* _Directions_
Emit the data below verbatim, stripping out any pictures.

* _Dataset extract_
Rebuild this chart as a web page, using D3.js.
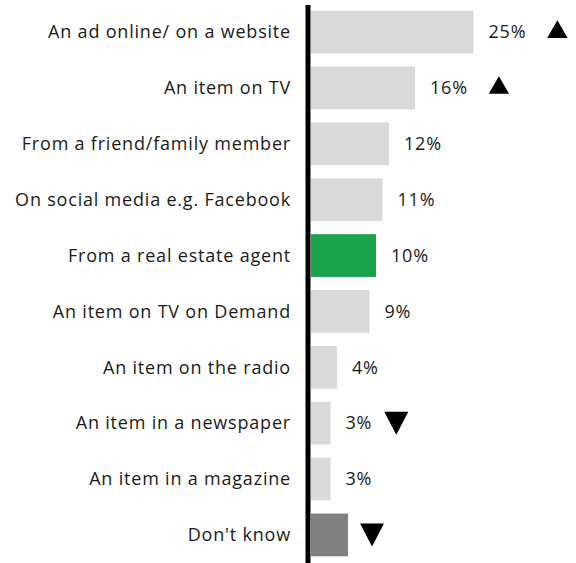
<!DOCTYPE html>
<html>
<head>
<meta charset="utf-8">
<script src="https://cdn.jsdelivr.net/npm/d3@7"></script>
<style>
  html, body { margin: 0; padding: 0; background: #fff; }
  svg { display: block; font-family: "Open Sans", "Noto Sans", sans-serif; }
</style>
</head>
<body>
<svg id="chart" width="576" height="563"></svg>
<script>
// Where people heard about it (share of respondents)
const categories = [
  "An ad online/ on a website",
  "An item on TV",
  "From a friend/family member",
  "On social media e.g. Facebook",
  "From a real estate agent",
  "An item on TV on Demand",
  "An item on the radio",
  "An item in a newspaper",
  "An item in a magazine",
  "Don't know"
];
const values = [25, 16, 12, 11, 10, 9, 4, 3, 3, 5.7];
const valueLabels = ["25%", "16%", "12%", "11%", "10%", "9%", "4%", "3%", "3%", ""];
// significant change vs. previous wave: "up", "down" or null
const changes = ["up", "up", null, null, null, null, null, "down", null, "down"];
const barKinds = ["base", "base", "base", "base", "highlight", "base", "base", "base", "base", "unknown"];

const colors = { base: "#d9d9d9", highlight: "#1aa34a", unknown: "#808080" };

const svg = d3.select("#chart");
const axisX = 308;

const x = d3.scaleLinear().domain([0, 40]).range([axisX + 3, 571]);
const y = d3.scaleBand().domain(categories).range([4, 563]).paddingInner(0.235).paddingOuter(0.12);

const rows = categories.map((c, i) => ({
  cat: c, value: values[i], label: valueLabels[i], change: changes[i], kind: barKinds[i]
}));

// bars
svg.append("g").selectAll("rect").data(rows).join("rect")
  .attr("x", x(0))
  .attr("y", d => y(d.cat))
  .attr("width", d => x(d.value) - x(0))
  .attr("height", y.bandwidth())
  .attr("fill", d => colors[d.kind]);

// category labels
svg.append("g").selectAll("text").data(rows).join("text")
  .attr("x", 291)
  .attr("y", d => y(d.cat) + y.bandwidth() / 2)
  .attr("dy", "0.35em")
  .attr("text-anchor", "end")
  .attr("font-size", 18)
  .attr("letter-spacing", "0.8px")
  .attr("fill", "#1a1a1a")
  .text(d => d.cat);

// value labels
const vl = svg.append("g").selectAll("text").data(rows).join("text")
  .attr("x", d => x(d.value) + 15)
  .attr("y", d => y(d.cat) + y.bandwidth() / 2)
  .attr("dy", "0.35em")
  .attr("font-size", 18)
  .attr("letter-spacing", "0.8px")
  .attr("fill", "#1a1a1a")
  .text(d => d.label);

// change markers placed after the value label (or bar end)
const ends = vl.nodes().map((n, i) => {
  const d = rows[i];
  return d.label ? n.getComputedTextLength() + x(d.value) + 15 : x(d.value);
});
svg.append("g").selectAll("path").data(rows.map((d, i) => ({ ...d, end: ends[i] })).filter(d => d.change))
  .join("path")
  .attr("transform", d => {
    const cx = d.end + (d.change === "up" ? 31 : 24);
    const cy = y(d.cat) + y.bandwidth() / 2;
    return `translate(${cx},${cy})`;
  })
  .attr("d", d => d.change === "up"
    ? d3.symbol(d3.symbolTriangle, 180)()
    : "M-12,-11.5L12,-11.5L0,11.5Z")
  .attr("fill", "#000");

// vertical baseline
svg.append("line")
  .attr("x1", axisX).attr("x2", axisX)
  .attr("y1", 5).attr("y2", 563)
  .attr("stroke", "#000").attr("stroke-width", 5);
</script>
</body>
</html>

* _Response below_
Rebuild this chart as a web page, using D3.js.
<!DOCTYPE html>
<html>
<head>
<meta charset="utf-8">
<script src="https://cdn.jsdelivr.net/npm/d3@7"></script>
<style>
  html, body { margin: 0; padding: 0; background: #fff; }
  svg { display: block; font-family: "Open Sans", "Noto Sans", sans-serif; }
</style>
</head>
<body>
<svg id="chart" width="576" height="563"></svg>
<script>
// Where people heard about it (share of respondents)
const categories = [
  "An ad online/ on a website",
  "An item on TV",
  "From a friend/family member",
  "On social media e.g. Facebook",
  "From a real estate agent",
  "An item on TV on Demand",
  "An item on the radio",
  "An item in a newspaper",
  "An item in a magazine",
  "Don't know"
];
const values = [25, 16, 12, 11, 10, 9, 4, 3, 3, 5.7];
const valueLabels = ["25%", "16%", "12%", "11%", "10%", "9%", "4%", "3%", "3%", ""];
// significant change vs. previous wave: "up", "down" or null
const changes = ["up", "up", null, null, null, null, null, "down", null, "down"];
const barKinds = ["base", "base", "base", "base", "highlight", "base", "base", "base", "base", "unknown"];

const colors = { base: "#d9d9d9", highlight: "#1aa34a", unknown: "#808080" };

const svg = d3.select("#chart");
const axisX = 308;

const x = d3.scaleLinear().domain([0, 40]).range([axisX + 3, 571]);
const y = d3.scaleBand().domain(categories).range([4, 563]).paddingInner(0.235).paddingOuter(0.12);

const rows = categories.map((c, i) => ({
  cat: c, value: values[i], label: valueLabels[i], change: changes[i], kind: barKinds[i]
}));

// bars
svg.append("g").selectAll("rect").data(rows).join("rect")
  .attr("x", x(0))
  .attr("y", d => y(d.cat))
  .attr("width", d => x(d.value) - x(0))
  .attr("height", y.bandwidth())
  .attr("fill", d => colors[d.kind]);

// category labels
svg.append("g").selectAll("text").data(rows).join("text")
  .attr("x", 291)
  .attr("y", d => y(d.cat) + y.bandwidth() / 2)
  .attr("dy", "0.35em")
  .attr("text-anchor", "end")
  .attr("font-size", 18)
  .attr("letter-spacing", "0.8px")
  .attr("fill", "#1a1a1a")
  .text(d => d.cat);

// value labels
const vl = svg.append("g").selectAll("text").data(rows).join("text")
  .attr("x", d => x(d.value) + 15)
  .attr("y", d => y(d.cat) + y.bandwidth() / 2)
  .attr("dy", "0.35em")
  .attr("font-size", 18)
  .attr("letter-spacing", "0.8px")
  .attr("fill", "#1a1a1a")
  .text(d => d.label);

// change markers placed after the value label (or bar end)
const ends = vl.nodes().map((n, i) => {
  const d = rows[i];
  return d.label ? n.getComputedTextLength() + x(d.value) + 15 : x(d.value);
});
svg.append("g").selectAll("path").data(rows.map((d, i) => ({ ...d, end: ends[i] })).filter(d => d.change))
  .join("path")
  .attr("transform", d => {
    const cx = d.end + (d.change === "up" ? 31 : 24);
    const cy = y(d.cat) + y.bandwidth() / 2;
    return `translate(${cx},${cy})`;
  })
  .attr("d", d => d.change === "up"
    ? d3.symbol(d3.symbolTriangle, 180)()
    : "M-12,-11.5L12,-11.5L0,11.5Z")
  .attr("fill", "#000");

// vertical baseline
svg.append("line")
  .attr("x1", axisX).attr("x2", axisX)
  .attr("y1", 5).attr("y2", 563)
  .attr("stroke", "#000").attr("stroke-width", 5);
</script>
</body>
</html>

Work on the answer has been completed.